-- Start --

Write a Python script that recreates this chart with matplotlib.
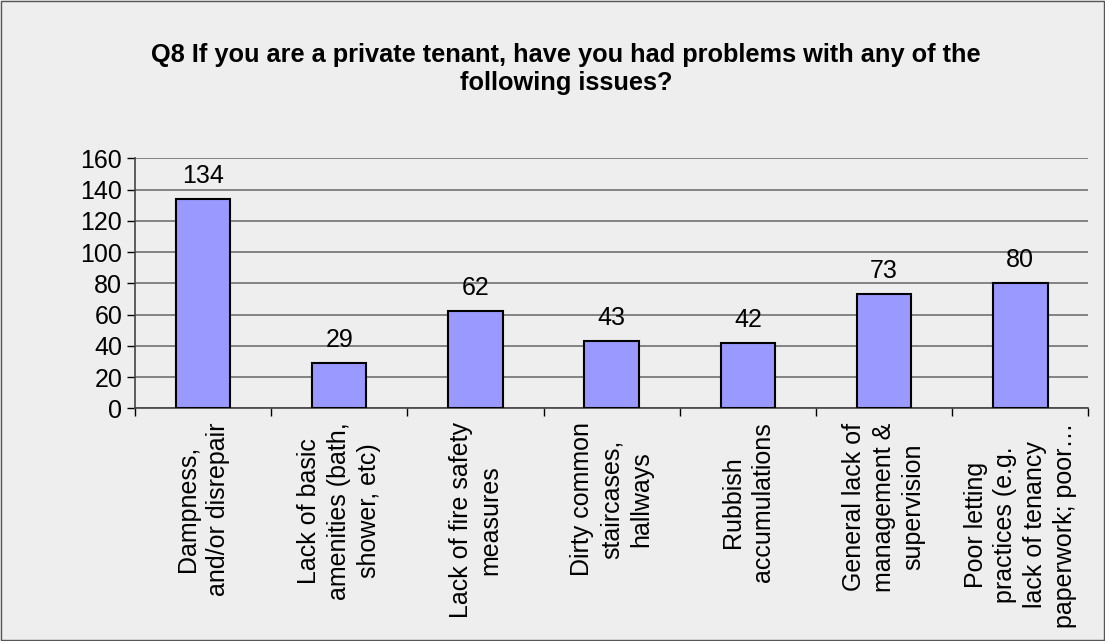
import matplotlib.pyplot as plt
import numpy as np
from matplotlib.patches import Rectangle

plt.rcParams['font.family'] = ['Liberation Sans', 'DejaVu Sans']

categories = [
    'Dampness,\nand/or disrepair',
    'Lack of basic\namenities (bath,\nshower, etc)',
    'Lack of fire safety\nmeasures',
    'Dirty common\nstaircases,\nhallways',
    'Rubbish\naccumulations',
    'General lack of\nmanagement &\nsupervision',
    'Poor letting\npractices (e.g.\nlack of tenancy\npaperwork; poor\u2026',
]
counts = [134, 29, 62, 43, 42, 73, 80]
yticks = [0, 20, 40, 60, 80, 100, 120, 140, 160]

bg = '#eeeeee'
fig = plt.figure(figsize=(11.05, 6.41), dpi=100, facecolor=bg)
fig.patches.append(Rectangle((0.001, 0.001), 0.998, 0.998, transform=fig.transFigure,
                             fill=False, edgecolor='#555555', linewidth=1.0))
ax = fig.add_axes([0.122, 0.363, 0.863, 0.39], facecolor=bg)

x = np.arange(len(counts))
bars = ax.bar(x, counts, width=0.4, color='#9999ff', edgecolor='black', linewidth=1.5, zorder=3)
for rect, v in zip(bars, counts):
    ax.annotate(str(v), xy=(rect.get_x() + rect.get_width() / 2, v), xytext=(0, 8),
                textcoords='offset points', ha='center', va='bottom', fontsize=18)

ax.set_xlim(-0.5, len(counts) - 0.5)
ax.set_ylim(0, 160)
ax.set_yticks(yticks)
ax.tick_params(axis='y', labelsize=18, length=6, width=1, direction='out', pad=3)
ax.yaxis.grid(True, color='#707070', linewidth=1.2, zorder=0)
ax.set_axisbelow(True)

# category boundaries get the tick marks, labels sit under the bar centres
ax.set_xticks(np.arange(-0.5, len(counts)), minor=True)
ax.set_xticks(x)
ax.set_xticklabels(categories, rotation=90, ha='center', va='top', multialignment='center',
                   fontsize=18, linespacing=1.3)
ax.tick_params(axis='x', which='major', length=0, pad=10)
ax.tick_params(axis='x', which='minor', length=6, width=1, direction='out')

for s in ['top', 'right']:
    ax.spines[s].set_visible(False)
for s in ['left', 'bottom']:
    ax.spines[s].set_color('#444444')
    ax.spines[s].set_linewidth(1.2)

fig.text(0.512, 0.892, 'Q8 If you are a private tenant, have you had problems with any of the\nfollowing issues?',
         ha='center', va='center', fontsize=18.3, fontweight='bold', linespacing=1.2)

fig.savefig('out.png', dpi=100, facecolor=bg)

-- End --

• _Goal_
Print out the whole of the material word for word, without pictures.

• _Answer to this problem_
Write a Python script that recreates this chart with matplotlib.
import matplotlib.pyplot as plt
import numpy as np
from matplotlib.patches import Rectangle

plt.rcParams['font.family'] = ['Liberation Sans', 'DejaVu Sans']

categories = [
    'Dampness,\nand/or disrepair',
    'Lack of basic\namenities (bath,\nshower, etc)',
    'Lack of fire safety\nmeasures',
    'Dirty common\nstaircases,\nhallways',
    'Rubbish\naccumulations',
    'General lack of\nmanagement &\nsupervision',
    'Poor letting\npractices (e.g.\nlack of tenancy\npaperwork; poor\u2026',
]
counts = [134, 29, 62, 43, 42, 73, 80]
yticks = [0, 20, 40, 60, 80, 100, 120, 140, 160]

bg = '#eeeeee'
fig = plt.figure(figsize=(11.05, 6.41), dpi=100, facecolor=bg)
fig.patches.append(Rectangle((0.001, 0.001), 0.998, 0.998, transform=fig.transFigure,
                             fill=False, edgecolor='#555555', linewidth=1.0))
ax = fig.add_axes([0.122, 0.363, 0.863, 0.39], facecolor=bg)

x = np.arange(len(counts))
bars = ax.bar(x, counts, width=0.4, color='#9999ff', edgecolor='black', linewidth=1.5, zorder=3)
for rect, v in zip(bars, counts):
    ax.annotate(str(v), xy=(rect.get_x() + rect.get_width() / 2, v), xytext=(0, 8),
                textcoords='offset points', ha='center', va='bottom', fontsize=18)

ax.set_xlim(-0.5, len(counts) - 0.5)
ax.set_ylim(0, 160)
ax.set_yticks(yticks)
ax.tick_params(axis='y', labelsize=18, length=6, width=1, direction='out', pad=3)
ax.yaxis.grid(True, color='#707070', linewidth=1.2, zorder=0)
ax.set_axisbelow(True)

# category boundaries get the tick marks, labels sit under the bar centres
ax.set_xticks(np.arange(-0.5, len(counts)), minor=True)
ax.set_xticks(x)
ax.set_xticklabels(categories, rotation=90, ha='center', va='top', multialignment='center',
                   fontsize=18, linespacing=1.3)
ax.tick_params(axis='x', which='major', length=0, pad=10)
ax.tick_params(axis='x', which='minor', length=6, width=1, direction='out')

for s in ['top', 'right']:
    ax.spines[s].set_visible(False)
for s in ['left', 'bottom']:
    ax.spines[s].set_color('#444444')
    ax.spines[s].set_linewidth(1.2)

fig.text(0.512, 0.892, 'Q8 If you are a private tenant, have you had problems with any of the\nfollowing issues?',
         ha='center', va='center', fontsize=18.3, fontweight='bold', linespacing=1.2)

fig.savefig('out.png', dpi=100, facecolor=bg)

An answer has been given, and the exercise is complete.